Please output every line of the material as it stands, without the pictures.

** Start **

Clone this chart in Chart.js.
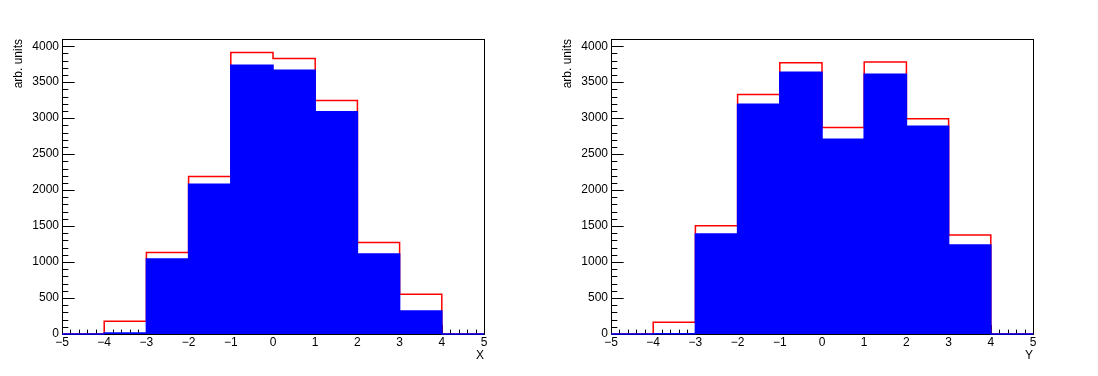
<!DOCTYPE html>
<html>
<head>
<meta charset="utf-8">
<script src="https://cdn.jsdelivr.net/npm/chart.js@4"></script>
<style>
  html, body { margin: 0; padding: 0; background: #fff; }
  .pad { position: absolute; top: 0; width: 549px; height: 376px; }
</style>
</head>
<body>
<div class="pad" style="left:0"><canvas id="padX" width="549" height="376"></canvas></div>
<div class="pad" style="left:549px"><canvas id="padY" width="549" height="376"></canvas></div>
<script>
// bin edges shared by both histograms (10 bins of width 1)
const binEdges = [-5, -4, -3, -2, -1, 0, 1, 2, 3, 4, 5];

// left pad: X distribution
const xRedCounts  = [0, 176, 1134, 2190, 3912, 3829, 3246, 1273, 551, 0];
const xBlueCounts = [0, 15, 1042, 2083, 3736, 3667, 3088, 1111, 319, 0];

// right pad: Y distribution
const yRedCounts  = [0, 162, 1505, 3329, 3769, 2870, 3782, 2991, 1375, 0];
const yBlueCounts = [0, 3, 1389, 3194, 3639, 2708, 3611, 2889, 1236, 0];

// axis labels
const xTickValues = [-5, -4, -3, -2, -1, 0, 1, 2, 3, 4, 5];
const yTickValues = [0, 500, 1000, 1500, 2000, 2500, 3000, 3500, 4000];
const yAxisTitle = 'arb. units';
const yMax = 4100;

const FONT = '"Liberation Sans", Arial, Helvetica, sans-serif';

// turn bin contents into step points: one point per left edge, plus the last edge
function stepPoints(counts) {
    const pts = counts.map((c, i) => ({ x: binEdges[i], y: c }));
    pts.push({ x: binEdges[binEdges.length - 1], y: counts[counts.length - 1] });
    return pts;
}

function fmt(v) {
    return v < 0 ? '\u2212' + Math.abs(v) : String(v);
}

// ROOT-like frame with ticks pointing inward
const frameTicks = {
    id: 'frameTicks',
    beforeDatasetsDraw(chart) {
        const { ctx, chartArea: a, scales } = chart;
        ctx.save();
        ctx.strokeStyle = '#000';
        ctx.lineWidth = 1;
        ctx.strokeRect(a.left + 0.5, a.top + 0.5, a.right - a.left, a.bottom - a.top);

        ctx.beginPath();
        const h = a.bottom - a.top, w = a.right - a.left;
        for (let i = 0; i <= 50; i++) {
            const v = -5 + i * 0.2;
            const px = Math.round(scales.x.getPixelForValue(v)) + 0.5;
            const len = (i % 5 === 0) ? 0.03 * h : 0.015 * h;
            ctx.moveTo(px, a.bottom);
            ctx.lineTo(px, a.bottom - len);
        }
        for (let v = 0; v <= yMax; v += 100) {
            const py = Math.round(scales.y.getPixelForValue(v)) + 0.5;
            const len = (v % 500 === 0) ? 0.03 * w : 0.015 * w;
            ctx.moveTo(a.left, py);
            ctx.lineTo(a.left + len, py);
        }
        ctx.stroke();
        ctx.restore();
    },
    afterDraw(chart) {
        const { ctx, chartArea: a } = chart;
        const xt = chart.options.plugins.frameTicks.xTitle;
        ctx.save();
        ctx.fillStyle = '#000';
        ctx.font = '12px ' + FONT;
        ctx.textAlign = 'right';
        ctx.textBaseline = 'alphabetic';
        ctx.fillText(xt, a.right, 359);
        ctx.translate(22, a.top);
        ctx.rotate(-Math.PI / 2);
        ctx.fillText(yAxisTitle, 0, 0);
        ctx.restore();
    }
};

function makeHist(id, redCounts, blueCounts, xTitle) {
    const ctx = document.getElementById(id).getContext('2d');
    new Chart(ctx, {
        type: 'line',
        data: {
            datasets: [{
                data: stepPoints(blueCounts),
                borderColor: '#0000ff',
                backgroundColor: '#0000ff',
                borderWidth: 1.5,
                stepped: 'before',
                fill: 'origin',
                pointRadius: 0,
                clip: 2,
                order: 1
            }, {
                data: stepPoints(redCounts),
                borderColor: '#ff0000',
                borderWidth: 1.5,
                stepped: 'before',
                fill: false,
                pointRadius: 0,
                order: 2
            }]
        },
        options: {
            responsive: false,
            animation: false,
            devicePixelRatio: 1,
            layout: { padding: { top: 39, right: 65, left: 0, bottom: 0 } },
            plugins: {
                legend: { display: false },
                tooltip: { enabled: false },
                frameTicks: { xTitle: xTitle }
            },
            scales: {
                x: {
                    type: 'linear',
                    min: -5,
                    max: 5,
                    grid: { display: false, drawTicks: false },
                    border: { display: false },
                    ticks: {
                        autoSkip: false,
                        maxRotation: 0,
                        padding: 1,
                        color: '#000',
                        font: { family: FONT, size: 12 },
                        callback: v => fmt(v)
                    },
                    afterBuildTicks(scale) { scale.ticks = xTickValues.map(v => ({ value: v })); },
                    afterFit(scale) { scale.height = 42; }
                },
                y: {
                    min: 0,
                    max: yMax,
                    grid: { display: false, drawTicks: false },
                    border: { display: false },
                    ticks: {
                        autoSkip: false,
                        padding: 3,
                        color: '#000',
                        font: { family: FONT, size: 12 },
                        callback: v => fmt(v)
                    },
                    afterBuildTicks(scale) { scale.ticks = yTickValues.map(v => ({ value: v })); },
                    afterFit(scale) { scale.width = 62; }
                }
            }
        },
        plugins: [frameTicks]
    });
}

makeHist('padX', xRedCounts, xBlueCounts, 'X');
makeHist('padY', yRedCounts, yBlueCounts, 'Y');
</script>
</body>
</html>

** End **

Solution:
Clone this chart in Chart.js.
<!DOCTYPE html>
<html>
<head>
<meta charset="utf-8">
<script src="https://cdn.jsdelivr.net/npm/chart.js@4"></script>
<style>
  html, body { margin: 0; padding: 0; background: #fff; }
  .pad { position: absolute; top: 0; width: 549px; height: 376px; }
</style>
</head>
<body>
<div class="pad" style="left:0"><canvas id="padX" width="549" height="376"></canvas></div>
<div class="pad" style="left:549px"><canvas id="padY" width="549" height="376"></canvas></div>
<script>
// bin edges shared by both histograms (10 bins of width 1)
const binEdges = [-5, -4, -3, -2, -1, 0, 1, 2, 3, 4, 5];

// left pad: X distribution
const xRedCounts  = [0, 176, 1134, 2190, 3912, 3829, 3246, 1273, 551, 0];
const xBlueCounts = [0, 15, 1042, 2083, 3736, 3667, 3088, 1111, 319, 0];

// right pad: Y distribution
const yRedCounts  = [0, 162, 1505, 3329, 3769, 2870, 3782, 2991, 1375, 0];
const yBlueCounts = [0, 3, 1389, 3194, 3639, 2708, 3611, 2889, 1236, 0];

// axis labels
const xTickValues = [-5, -4, -3, -2, -1, 0, 1, 2, 3, 4, 5];
const yTickValues = [0, 500, 1000, 1500, 2000, 2500, 3000, 3500, 4000];
const yAxisTitle = 'arb. units';
const yMax = 4100;

const FONT = '"Liberation Sans", Arial, Helvetica, sans-serif';

// turn bin contents into step points: one point per left edge, plus the last edge
function stepPoints(counts) {
    const pts = counts.map((c, i) => ({ x: binEdges[i], y: c }));
    pts.push({ x: binEdges[binEdges.length - 1], y: counts[counts.length - 1] });
    return pts;
}

function fmt(v) {
    return v < 0 ? '\u2212' + Math.abs(v) : String(v);
}

// ROOT-like frame with ticks pointing inward
const frameTicks = {
    id: 'frameTicks',
    beforeDatasetsDraw(chart) {
        const { ctx, chartArea: a, scales } = chart;
        ctx.save();
        ctx.strokeStyle = '#000';
        ctx.lineWidth = 1;
        ctx.strokeRect(a.left + 0.5, a.top + 0.5, a.right - a.left, a.bottom - a.top);

        ctx.beginPath();
        const h = a.bottom - a.top, w = a.right - a.left;
        for (let i = 0; i <= 50; i++) {
            const v = -5 + i * 0.2;
            const px = Math.round(scales.x.getPixelForValue(v)) + 0.5;
            const len = (i % 5 === 0) ? 0.03 * h : 0.015 * h;
            ctx.moveTo(px, a.bottom);
            ctx.lineTo(px, a.bottom - len);
        }
        for (let v = 0; v <= yMax; v += 100) {
            const py = Math.round(scales.y.getPixelForValue(v)) + 0.5;
            const len = (v % 500 === 0) ? 0.03 * w : 0.015 * w;
            ctx.moveTo(a.left, py);
            ctx.lineTo(a.left + len, py);
        }
        ctx.stroke();
        ctx.restore();
    },
    afterDraw(chart) {
        const { ctx, chartArea: a } = chart;
        const xt = chart.options.plugins.frameTicks.xTitle;
        ctx.save();
        ctx.fillStyle = '#000';
        ctx.font = '12px ' + FONT;
        ctx.textAlign = 'right';
        ctx.textBaseline = 'alphabetic';
        ctx.fillText(xt, a.right, 359);
        ctx.translate(22, a.top);
        ctx.rotate(-Math.PI / 2);
        ctx.fillText(yAxisTitle, 0, 0);
        ctx.restore();
    }
};

function makeHist(id, redCounts, blueCounts, xTitle) {
    const ctx = document.getElementById(id).getContext('2d');
    new Chart(ctx, {
        type: 'line',
        data: {
            datasets: [{
                data: stepPoints(blueCounts),
                borderColor: '#0000ff',
                backgroundColor: '#0000ff',
                borderWidth: 1.5,
                stepped: 'before',
                fill: 'origin',
                pointRadius: 0,
                clip: 2,
                order: 1
            }, {
                data: stepPoints(redCounts),
                borderColor: '#ff0000',
                borderWidth: 1.5,
                stepped: 'before',
                fill: false,
                pointRadius: 0,
                order: 2
            }]
        },
        options: {
            responsive: false,
            animation: false,
            devicePixelRatio: 1,
            layout: { padding: { top: 39, right: 65, left: 0, bottom: 0 } },
            plugins: {
                legend: { display: false },
                tooltip: { enabled: false },
                frameTicks: { xTitle: xTitle }
            },
            scales: {
                x: {
                    type: 'linear',
                    min: -5,
                    max: 5,
                    grid: { display: false, drawTicks: false },
                    border: { display: false },
                    ticks: {
                        autoSkip: false,
                        maxRotation: 0,
                        padding: 1,
                        color: '#000',
                        font: { family: FONT, size: 12 },
                        callback: v => fmt(v)
                    },
                    afterBuildTicks(scale) { scale.ticks = xTickValues.map(v => ({ value: v })); },
                    afterFit(scale) { scale.height = 42; }
                },
                y: {
                    min: 0,
                    max: yMax,
                    grid: { display: false, drawTicks: false },
                    border: { display: false },
                    ticks: {
                        autoSkip: false,
                        padding: 3,
                        color: '#000',
                        font: { family: FONT, size: 12 },
                        callback: v => fmt(v)
                    },
                    afterBuildTicks(scale) { scale.ticks = yTickValues.map(v => ({ value: v })); },
                    afterFit(scale) { scale.width = 62; }
                }
            }
        },
        plugins: [frameTicks]
    });
}

makeHist('padX', xRedCounts, xBlueCounts, 'X');
makeHist('padY', yRedCounts, yBlueCounts, 'Y');
</script>
</body>
</html>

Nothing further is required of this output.